С Донатом Африкановичем, неведомо для него, я познакомилась еще год назад в Москве. По телевизору. Выступали пограничники, а среди них командир отличного корабля Богомолов. Фамилия не очень примечательная, но имя и отчество…

– Беда это моя, – говорит он сам. – Раз с человеком повидаюсь, до смерти помнит. Других забывают, а меня нет.

А между тем ничего экзотического в его происхождении нет. Просто жил в Вологодской области пекарь Африкан Богомолов. Родился у него сын. Обрадованный отец растерялся: как бы назвать покрасивее? А поп, за которым послали предусмотрительные родственницы, зашептал вкрадчиво, как змей-искуситель: «Знаю одно имечко. Вчера крестил. Ох, уж и имя! Редко услышишь. Блага-звучие!»

Пошептал в одно ухо, в другое. Хлебопек и стукнул ладонью о колено: «Давай!» По-латыни Донат означает подарок, кажется. Каким-то образом имя попало и в православные святцы. Но это был еще не наш Донат Африканович, не капитан-лейтенант, а его рано умерший брат. Должно быть, родители очень горевали по своему первенцу, потому что, схоронив его, и следующего сынка назвали Донатом.

Вологда, лесная снежная Вологда, кружевная Вологда и – Черное море! Каков размах жизненной амплитуды! Но опять же ничего особенного: в большой стране большие дороги.

РОМАНТИКА МАЯКА

Белая башня маяка совсем близко от пограничного КПП. Высота ее более двадцати метров. («В пять раз меньше Исаакия», – сказал Донат Африканович, бывший ленинградский курсант.)

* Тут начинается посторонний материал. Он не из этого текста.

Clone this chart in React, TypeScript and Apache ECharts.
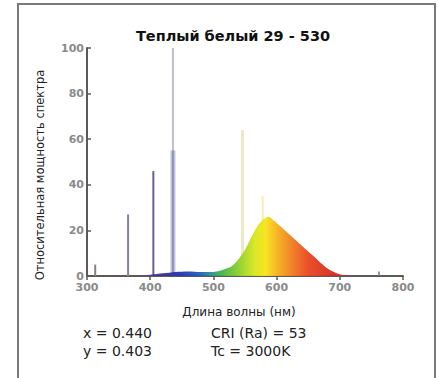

Мы вошли во дворик, увитый виноградом, поднялись на крылечко и – где ты, романтика старых морских писателей?! Где маячный отшельник, который ежевечерне поднимается по шатким ступеням, чтоб зажечь лампу?

Мы попали в небольшой зал, где вдоль стен стоят черные шкафы приборов. Нечто похожее я видела уже в Крымской обсерватории. В шкафах урчало и щелкало, а через равные промежутки давала «сеанс» в пять-десять секунд маленькая оранжевая лампочка, морзянкой отбивая радиопеленг для судов, находящихся в море: «БТ», «БТ» – Батумский маяк.

Распоряжался маяком пожилой пессимист, заместитель заведующего. Служит он здесь лет тринадцать, но «последнее время без всякого удовольствия!»

– Что так? – спросили мы его.

Оказывается, у него свои обиды. Главная из них – забрали старый хороший фонарь, который стоял здесь без малого восемьдесят лет (в 1988 году у Батумского маяка столетие).

– А какая была оптика, – причитал он, – какая оптика! За двадцать миль нас видели.

– Да, – подтвердил тактичный Донат Африканович, – сейчас свет слабоват. Не дальше, чем за семь миль разглядишь.

Это подтверждение, кажется, обрадовало маячного хозяина.

– Какой уж там свет, – забормотал он с горечью. – Только что о берег корабли не стукаются. Кажется, полезное мы дело делаем, нужные люди? За что же нас так обидели? Отдали нашу оптику в Туапсе!